In Exercises 13-15 concern the subdivision of a Bezier curve shown in Figure 7. Let \({\mathop{\rm x}\nolimits} \left( t \right)\) be the Bezier curve, with control points \({{\mathop{\rm p}\nolimits} _0},...,{{\mathop{\rm p}\nolimits} _3}\), and let \({\mathop{\rm y}\nolimits} \left( t \right)\) and \({\mathop{\rm z}\nolimits} \left( t \right)\) be the subdividing Bezier curves as in the text, with control points \({{\mathop{\rm q}\nolimits} _0},...,{{\mathop{\rm q}\nolimits} _3}\) and \({{\mathop{\rm r}\nolimits} _0},...,{{\mathop{\rm r}\nolimits} _3}\), respectively.
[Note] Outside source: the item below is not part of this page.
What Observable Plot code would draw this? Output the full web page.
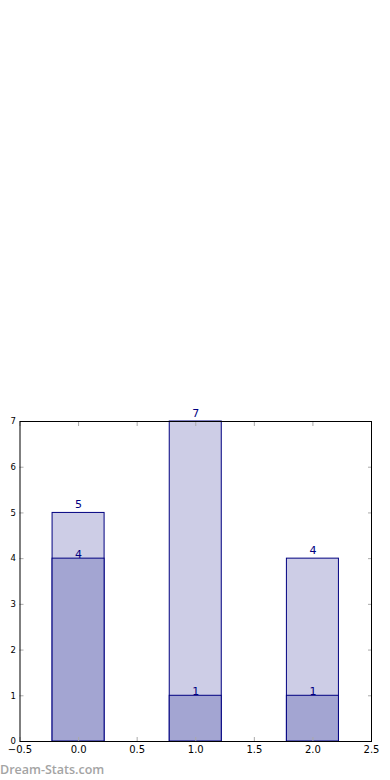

14.a. Justify each equal sign:
\(3\left( {{{\mathop{\rm r}\nolimits} _3} - {{\mathop{\rm r}\nolimits} _2}} \right) = z'\left( 1 \right) = .5x'\left( 1 \right) = \frac{3}{2}\left( {{{\mathop{\rm p}\nolimits} _3} - {{\mathop{\rm p}\nolimits} _2}} \right)\)
b. Show that \({{\mathop{\rm r}\nolimits} _2}\) is the midpoint of the segment from \({{\mathop{\rm p}\nolimits} _2}\) to \({{\mathop{\rm p}\nolimits} _3}\).
c. Justify each equal sign: \(3\left( {{{\mathop{\rm r}\nolimits} _1} - {{\mathop{\rm r}\nolimits} _0}} \right) = z'\left( 0 \right) = .5x'\left( {.5} \right)\).
d. Use part (c) to show that \(8{{\mathop{\rm r}\nolimits} _1} = - {{\mathop{\rm p}\nolimits} _0} - {{\mathop{\rm p}\nolimits} _1} + {{\mathop{\rm p}\nolimits} _2} + {{\mathop{\rm p}\nolimits} _3} + 8{{\mathop{\rm r}\nolimits} _0}\).
e. Use part (d) equation (8), and part (a) to show that \({{\mathop{\rm r}\nolimits} _1}\) is the midpoint of the segment from \({{\mathop{\rm r}\nolimits} _2}\) to the midpoint of the segment from \({{\mathop{\rm p}\nolimits} _1}\) to \({{\mathop{\rm p}\nolimits} _2}\). That is, \({{\mathop{\rm r}\nolimits} _1} = \frac{1}{2}\left( {{{\mathop{\rm r}\nolimits} _2} + \frac{1}{2}\left( {{{\mathop{\rm p}\nolimits} _1} + {{\mathop{\rm p}\nolimits} _2}} \right)} \right)\).